● Written exercise
Output the lines from the top of the entries below to the line with "2.1, 2.0, 1.94];", both included, exactly and without pictures.

Entries taken from a collection
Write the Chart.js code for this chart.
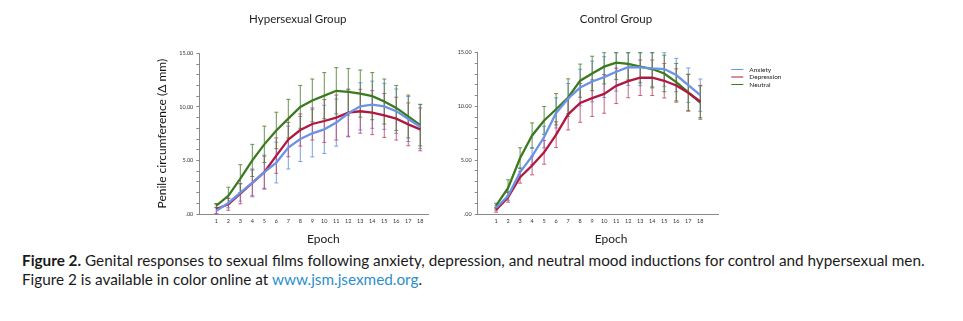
<!DOCTYPE html>
<html>
<head>
<meta charset="utf-8">
<title>Figure 2</title>
<script src="https://cdn.jsdelivr.net/npm/chart.js"></script>
<style>
  body { margin: 0; background: #fff; }
  #fig { position: relative; width: 963px; height: 321px; overflow: hidden; font-family: Lato, sans-serif; }
  #fig canvas { position: absolute; top: 0; }
  #chartHyper { left: 150px; }
  #chartControl { left: 440px; }
  .cap { position: absolute; left: 22px; font-size: 15.3px; line-height: 18px; white-space: nowrap; color: #1a1a1a; }
  .cap b { font-weight: 700; }
  .cap a { color: #2b8fcc; text-decoration: none; }
</style>
</head>
<body>
<div id="fig">
  <canvas id="chartHyper" width="290" height="250"></canvas>
  <canvas id="chartControl" width="352" height="250"></canvas>
  <div class="cap" style="top:251px"><b>Figure 2.</b> Genital responses to sexual films following anxiety, depression, and neutral mood inductions for control and hypersexual men.</div>
  <div class="cap" style="top:270px">Figure 2 is available in color online at <a href="#">www.jsm.jsexmed.org</a>.</div>
</div>
<script>
  // epochs
  var epochs = [1, 2, 3, 4, 5, 6, 7, 8, 9, 10, 11, 12, 13, 14, 15, 16, 17, 18];
  var yTickLabels = { 0: ".00", 5: "5.00", 10: "10.00", 15: "15.00" };

  // hypersexual group (mean and error bar half-width)
  var hyperAnxiety = [0.31, 1.03, 2.0, 2.9, 3.9, 4.8, 6.2, 7.0, 7.53, 7.9, 8.53, 9.4, 10.05, 10.2, 10.05, 9.6, 8.87, 8.15];
  var hyperAnxietyErr = [0.3, 0.45, 0.8, 1.3, 1.6, 1.9, 2.0, 2.1, 2.2, 2.25, 2.2, 2.2, 2.2, 2.2, 2.15, 2.07, 2.1, 2.05];
  var hyperDepression = [0.47, 0.9, 1.9, 2.9, 3.9, 5.45, 6.94, 7.84, 8.4, 8.68, 9.0, 9.46, 9.59, 9.46, 9.2, 8.9, 8.37, 7.9];
  var hyperDepressionErr = [0.45, 0.55, 0.95, 1.2, 1.5, 1.65, 1.6, 1.5, 1.5, 2.0, 2.1, 2.2, 2.05, 2.05, 2.05, 2.0, 2.0, 2.0];
  var hyperNeutral = [0.78, 1.7, 3.3, 5.0, 6.5, 7.8, 8.9, 10.0, 10.6, 11.05, 11.5, 11.4, 11.24, 11.0, 10.5, 9.9, 9.1, 8.3];
  var hyperNeutralErr = [0.2, 0.8, 1.3, 1.5, 1.7, 1.7, 1.8, 2.0, 2.0, 2.15, 2.16, 2.17, 2.2, 2.2, 2.1, 2.1, 2.0, 1.94];

  // control group
  var ctrlAnxiety = [0.56, 1.68, 3.89, 5.38, 7.16, 9.4, 10.74, 11.76, 12.32, 12.73, 13.23, 13.66, 13.63, 13.54, 13.48, 12.92, 11.98, 11.05];
  var ctrlAnxietyErr = [0.2, 0.4, 0.4, 0.78, 1.0, 1.4, 1.4, 1.7, 1.9, 1.9, 1.8, 1.7, 1.7, 1.7, 1.6, 1.55, 1.6, 1.5];
  var ctrlDepression = [0.37, 1.55, 3.42, 4.51, 5.73, 7.38, 9.27, 10.33, 10.77, 11.17, 11.92, 12.36, 12.67, 12.67, 12.39, 11.95, 11.27, 10.46];
  var ctrlDepressionErr = [0.2, 0.45, 0.55, 0.87, 1.1, 1.2, 1.45, 1.8, 1.7, 1.8, 1.65, 1.55, 1.65, 1.65, 1.6, 1.55, 1.7, 1.5];
  var ctrlNeutral = [0.78, 2.43, 5.2, 7.3, 8.7, 9.74, 10.83, 12.4, 13.07, 13.7, 14.07, 13.97, 13.7, 13.48, 13.07, 12.26, 11.3, 10.36];
  var ctrlNeutralErr = [0.22, 0.75, 0.96, 1.17, 1.3, 1.46, 1.74, 1.54, 1.6, 1.6, 1.57, 1.5, 1.5, 1.75, 1.7, 1.74, 1.7, 1.55];

  var colors = {
    Anxiety: { line: "#6a93e6", err: "rgba(110,150,230,0.9)" },
    Depression: { line: "#b01842", err: "rgba(195,70,110,0.85)" },
    Neutral: { line: "#3b7a1e", err: "rgba(80,130,50,0.85)" }
  };

  function serie(label, vals, errs) {
    return {
      label: label,
      data: epochs.map(function (e, i) { return { x: e, y: vals[i] }; }),
      errors: errs,
      borderColor: colors[label].line,
      backgroundColor: colors[label].line,
      errorColor: colors[label].err,
      borderWidth: 2.3,
      pointRadius: 0,
      tension: 0
    };
  }

  // error bars, drawn through the chart scales
  var errorBars = {
    id: "errorBars",
    beforeDatasetsDraw: function (chart) {
      var ctx = chart.ctx, xs = chart.scales.x, ys = chart.scales.y;
      ctx.save();
      ctx.lineWidth = 1;
      chart.data.datasets.forEach(function (ds) {
        ctx.strokeStyle = ds.errorColor;
        ds.data.forEach(function (p, i) {
          var e = ds.errors[i];
          var x = xs.getPixelForValue(p.x);
          var y1 = ys.getPixelForValue(Math.min(p.y + e, ys.max));
          var y2 = ys.getPixelForValue(Math.max(p.y - e, ys.min));
          ctx.beginPath();
          ctx.moveTo(x, y1); ctx.lineTo(x, y2);
          ctx.moveTo(x - 2, y1); ctx.lineTo(x + 2, y1);
          ctx.moveTo(x - 2, y2); ctx.lineTo(x + 2, y2);
          ctx.stroke();
        });
      });
      ctx.restore();
    }
  };

  // group title, x axis title and (optionally) legend
  var extraText = {
    id: "extraText",
    afterDraw: function (chart, args, opts) {
      var ctx = chart.ctx, a = chart.chartArea;
      var mid = (a.left + a.right) / 2;
      ctx.save();
      ctx.fillStyle = "#222";
      ctx.textAlign = "center";
      ctx.textBaseline = "middle";
      ctx.font = "11.5px Lato";
      ctx.fillText(opts.title, mid + opts.titleShift, 19);
      ctx.font = "12px Lato";
      ctx.fillText("Epoch", mid + opts.epochShift, a.bottom + 25);
      if (opts.legend) {
        ctx.textAlign = "left";
        ctx.font = "6.5px Lato";
        chart.data.datasets.forEach(function (ds, i) {
          var y = 69.5 + i * 7.5;
          ctx.strokeStyle = ds.borderColor;
          ctx.lineWidth = 1;
          ctx.beginPath();
          ctx.moveTo(a.right + 13, y); ctx.lineTo(a.right + 25, y);
          ctx.stroke();
          ctx.fillText(ds.label, a.right + 31, y);
        });
      }
      ctx.restore();
    }
  };

  function makeChart(id, sets, xMin, xMax, yWidth, pad, yTitle, textOpts) {
    return new Chart(document.getElementById(id), {
      type: "line",
      data: { datasets: sets },
      plugins: [errorBars, extraText],
      options: {
        responsive: false,
        animation: false,
        layout: { padding: pad },
        plugins: {
          legend: { display: false },
          tooltip: { enabled: false },
          extraText: textOpts
        },
        scales: {
          x: {
            type: "linear",
            min: xMin,
            max: xMax,
            afterBuildTicks: function (scale) {
              scale.ticks = epochs.map(function (e) { return { value: e }; });
            },
            afterFit: function (scale) { scale.height = 16; },
            grid: { display: false, drawTicks: false },
            border: { display: true, color: "#8a8a8a", width: 1 },
            ticks: {
              autoSkip: false, maxRotation: 0, padding: 3.5,
              color: "#333", font: { size: 5.5, family: "Lato" },
              callback: function (v) { return String(v); }
            }
          },
          y: {
            min: 0,
            max: 15,
            afterFit: function (scale) { scale.width = yWidth; },
            grid: { display: true, drawOnChartArea: false, drawTicks: true, tickLength: 3, color: "#8a8a8a" },
            border: { display: true, color: "#8a8a8a", width: 1 },
            ticks: {
              stepSize: 1, autoSkip: false, padding: 3,
              color: "#333", font: { size: 5.5, family: "Lato" },
              callback: function (v) { return yTickLabels[v] || ""; }
            },
            title: {
              display: !!yTitle, text: yTitle || "",
              color: "#111", font: { size: 12, family: "Lato" },
              padding: { top: 4.5, bottom: 0 }
            }
          }
        }
      }
    });
  }

  makeChart("chartHyper", [
    serie("Anxiety", hyperAnxiety, hyperAnxietyErr),
    serie("Depression", hyperDepression, hyperDepressionErr),
    serie("Neutral", hyperNeutral, hyperNeutralErr)
  ], -0.42, 18.67, 49.3, { top: 53.3, right: 11.7, bottom: 20, left: 0 },
    "Penile circumference (Δ mm)",
    { title: "Hypersexual Group", titleShift: -16, epochShift: 9.5, legend: false });

  makeChart("chartControl", [
    serie("Anxiety", ctrlAnxiety, ctrlAnxietyErr),
    serie("Depression", ctrlDepression, ctrlDepressionErr),
    serie("Neutral", ctrlNeutral, ctrlNeutralErr)
  ], -0.53, 19.5, 37.7, { top: 52.7, right: 73.7, bottom: 20, left: 0 },
    null,
    { title: "Control Group", titleShift: 18, epochShift: 13, legend: true });
</script>
</body>
</html>
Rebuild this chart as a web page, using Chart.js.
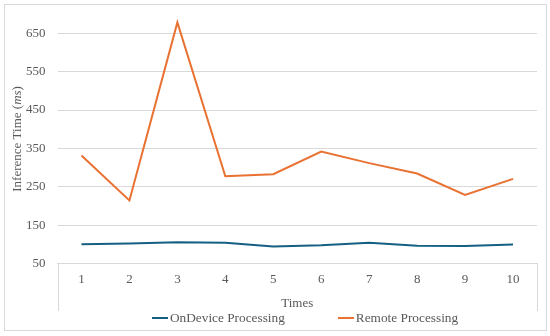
<!DOCTYPE html>
<html>
<head>
<meta charset="utf-8">
<script src="https://cdn.jsdelivr.net/npm/chart.js@4.4.1/dist/chart.umd.min.js"></script>
<style>
    html, body { margin: 0; padding: 0; background: #fff; }
    #wrap { position: relative; width: 550px; height: 336px; }
    #frame {
        position: absolute; left: 4px; top: 4px; width: 543px; height: 327px;
        box-sizing: border-box; border: 1px solid #d9d9d9;
    }
    #chart { position: absolute; left: 0; top: 0; }
    #legend {
        position: absolute; left: 152px; top: 309px; height: 18px;
        display: flex; align-items: center; gap: 53px;
        font-family: "Liberation Serif", "Times New Roman", serif;
        font-size: 13.3px; color: #595959;
    }
    .item { display: flex; align-items: center; white-space: nowrap; }
    .swatch { display: inline-block; width: 16px; height: 2px; margin-right: 2px; }
</style>
</head>
<body>
<div id="wrap">
    <div id="frame"></div>
    <canvas id="chart" width="550" height="336"></canvas>
    <div id="legend"></div>
</div>
<script>
// データ
const times = ['1', '2', '3', '4', '5', '6', '7', '8', '9', '10'];
const onDevice = [101, 103, 106, 105, 95, 98, 105, 97, 96, 100];
const remote = [332, 215, 678, 278, 283, 342, 312, 285, 229, 271];
const yTicks = [50, 150, 250, 350, 450, 550, 650];

const seriesNames = ['OnDevice Processing', 'Remote Processing'];
const seriesColors = ['#156082', '#E97132'];

const serif = '"Liberation Serif", "Times New Roman", serif';
const textColor = '#595959';
const gridColor = '#d9d9d9';

// x軸の下の枠線（左右の縦線）
const axisBoxPlugin = {
    id: 'axisBox',
    beforeDatasetsDraw(chart) {
        const { ctx, chartArea, scales } = chart;
        ctx.save();
        ctx.strokeStyle = gridColor;
        ctx.lineWidth = 1;
        ctx.beginPath();
        [chartArea.left, chartArea.right].forEach(px => {
            const x = Math.round(px) + 0.5;
            ctx.moveTo(x, chartArea.bottom);
            ctx.lineTo(x, scales.x.bottom);
        });
        ctx.stroke();
        ctx.restore();
    }
};

// y軸タイトル（ms はイタリック）
const yTitlePlugin = {
    id: 'yTitle',
    afterDraw(chart) {
        const { ctx, chartArea, scales } = chart;
        const parts = [
            { text: 'Inference Time (', font: '13px ' + serif },
            { text: 'ms', font: 'italic 13px ' + serif },
            { text: ')', font: '13px ' + serif }
        ];
        ctx.save();
        let total = 0;
        parts.forEach(p => {
            ctx.font = p.font;
            p.w = ctx.measureText(p.text).width;
            total += p.w;
        });
        const cx = scales.y.left - 8;
        const cy = (chartArea.top + chartArea.bottom) / 2;
        ctx.translate(cx, cy);
        ctx.rotate(-Math.PI / 2);
        ctx.fillStyle = textColor;
        ctx.textBaseline = 'middle';
        ctx.textAlign = 'left';
        let x = -total / 2;
        parts.forEach(p => {
            ctx.font = p.font;
            ctx.fillText(p.text, x, 0);
            x += p.w;
        });
        ctx.restore();
    }
};

const ctx = document.getElementById('chart').getContext('2d');
const chart = new Chart(ctx, {
    type: 'line',
    data: {
        labels: times,
        datasets: [
            {
                label: seriesNames[0],
                data: onDevice,
                borderColor: seriesColors[0],
                backgroundColor: seriesColors[0],
                borderWidth: 2,
                pointRadius: 0,
                tension: 0
            },
            {
                label: seriesNames[1],
                data: remote,
                borderColor: seriesColors[1],
                backgroundColor: seriesColors[1],
                borderWidth: 2,
                pointRadius: 0,
                tension: 0
            }
        ]
    },
    options: {
        responsive: false,
        animation: false,
        layout: {
            padding: { left: 26, top: 14, right: 13, bottom: 25 }
        },
        scales: {
            x: {
                offset: true,
                grid: { display: false, drawTicks: false },
                border: { display: true, color: gridColor },
                // fit() は padding を2倍で取るので1つ分戻す
                afterFit(scale) {
                    scale.height -= scale.options.ticks.padding;
                },
                ticks: {
                    padding: 8,
                    color: textColor,
                    font: { family: serif, size: 13 }
                },
                title: {
                    display: true,
                    text: 'Times',
                    color: textColor,
                    font: { family: serif, size: 13 },
                    padding: { top: 8, bottom: 0 }
                }
            },
            y: {
                min: 50,
                max: 700,
                grid: { color: gridColor, drawTicks: false },
                border: { display: false },
                afterBuildTicks(scale) {
                    scale.ticks = yTicks.map(v => ({ value: v }));
                },
                afterFit(scale) {
                    scale.width -= scale.options.ticks.padding;
                    // 上端の目盛ラベル用の余白は不要
                    scale.paddingTop = 0;
                    scale.paddingBottom = 0;
                },
                ticks: {
                    padding: 12,
                    color: textColor,
                    font: { family: serif, size: 13 }
                }
            }
        },
        plugins: {
            legend: { display: false },
            tooltip: { enabled: false }
        }
    },
    plugins: [axisBoxPlugin, yTitlePlugin]
});

// 凡例（HTML）
const legendEl = document.getElementById('legend');
chart.data.datasets.forEach(ds => {
    const item = document.createElement('span');
    item.className = 'item';
    const sw = document.createElement('span');
    sw.className = 'swatch';
    sw.style.background = ds.borderColor;
    item.appendChild(sw);
    item.appendChild(document.createTextNode(ds.label));
    legendEl.appendChild(item);
});
</script>
</body>
</html>
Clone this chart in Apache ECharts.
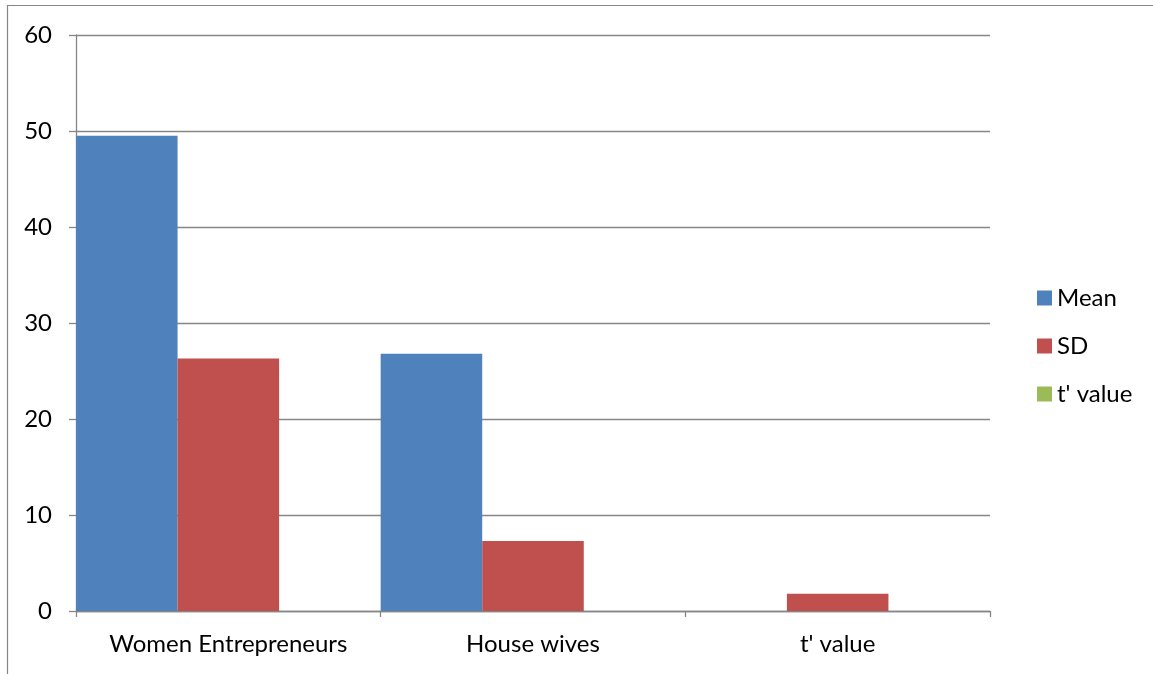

● Solution for this task
Write the Chart.js code for this chart.
<!DOCTYPE html>
<html>
<head>
<meta charset="utf-8">
<title>Figure 2</title>
<script src="https://cdn.jsdelivr.net/npm/chart.js"></script>
<style>
  body { margin: 0; background: #fff; }
  #fig { position: relative; width: 963px; height: 321px; overflow: hidden; font-family: Lato, sans-serif; }
  #fig canvas { position: absolute; top: 0; }
  #chartHyper { left: 150px; }
  #chartControl { left: 440px; }
  .cap { position: absolute; left: 22px; font-size: 15.3px; line-height: 18px; white-space: nowrap; color: #1a1a1a; }
  .cap b { font-weight: 700; }
  .cap a { color: #2b8fcc; text-decoration: none; }
</style>
</head>
<body>
<div id="fig">
  <canvas id="chartHyper" width="290" height="250"></canvas>
  <canvas id="chartControl" width="352" height="250"></canvas>
  <div class="cap" style="top:251px"><b>Figure 2.</b> Genital responses to sexual films following anxiety, depression, and neutral mood inductions for control and hypersexual men.</div>
  <div class="cap" style="top:270px">Figure 2 is available in color online at <a href="#">www.jsm.jsexmed.org</a>.</div>
</div>
<script>
  // epochs
  var epochs = [1, 2, 3, 4, 5, 6, 7, 8, 9, 10, 11, 12, 13, 14, 15, 16, 17, 18];
  var yTickLabels = { 0: ".00", 5: "5.00", 10: "10.00", 15: "15.00" };

  // hypersexual group (mean and error bar half-width)
  var hyperAnxiety = [0.31, 1.03, 2.0, 2.9, 3.9, 4.8, 6.2, 7.0, 7.53, 7.9, 8.53, 9.4, 10.05, 10.2, 10.05, 9.6, 8.87, 8.15];
  var hyperAnxietyErr = [0.3, 0.45, 0.8, 1.3, 1.6, 1.9, 2.0, 2.1, 2.2, 2.25, 2.2, 2.2, 2.2, 2.2, 2.15, 2.07, 2.1, 2.05];
  var hyperDepression = [0.47, 0.9, 1.9, 2.9, 3.9, 5.45, 6.94, 7.84, 8.4, 8.68, 9.0, 9.46, 9.59, 9.46, 9.2, 8.9, 8.37, 7.9];
  var hyperDepressionErr = [0.45, 0.55, 0.95, 1.2, 1.5, 1.65, 1.6, 1.5, 1.5, 2.0, 2.1, 2.2, 2.05, 2.05, 2.05, 2.0, 2.0, 2.0];
  var hyperNeutral = [0.78, 1.7, 3.3, 5.0, 6.5, 7.8, 8.9, 10.0, 10.6, 11.05, 11.5, 11.4, 11.24, 11.0, 10.5, 9.9, 9.1, 8.3];
  var hyperNeutralErr = [0.2, 0.8, 1.3, 1.5, 1.7, 1.7, 1.8, 2.0, 2.0, 2.15, 2.16, 2.17, 2.2, 2.2, 2.1, 2.1, 2.0, 1.94];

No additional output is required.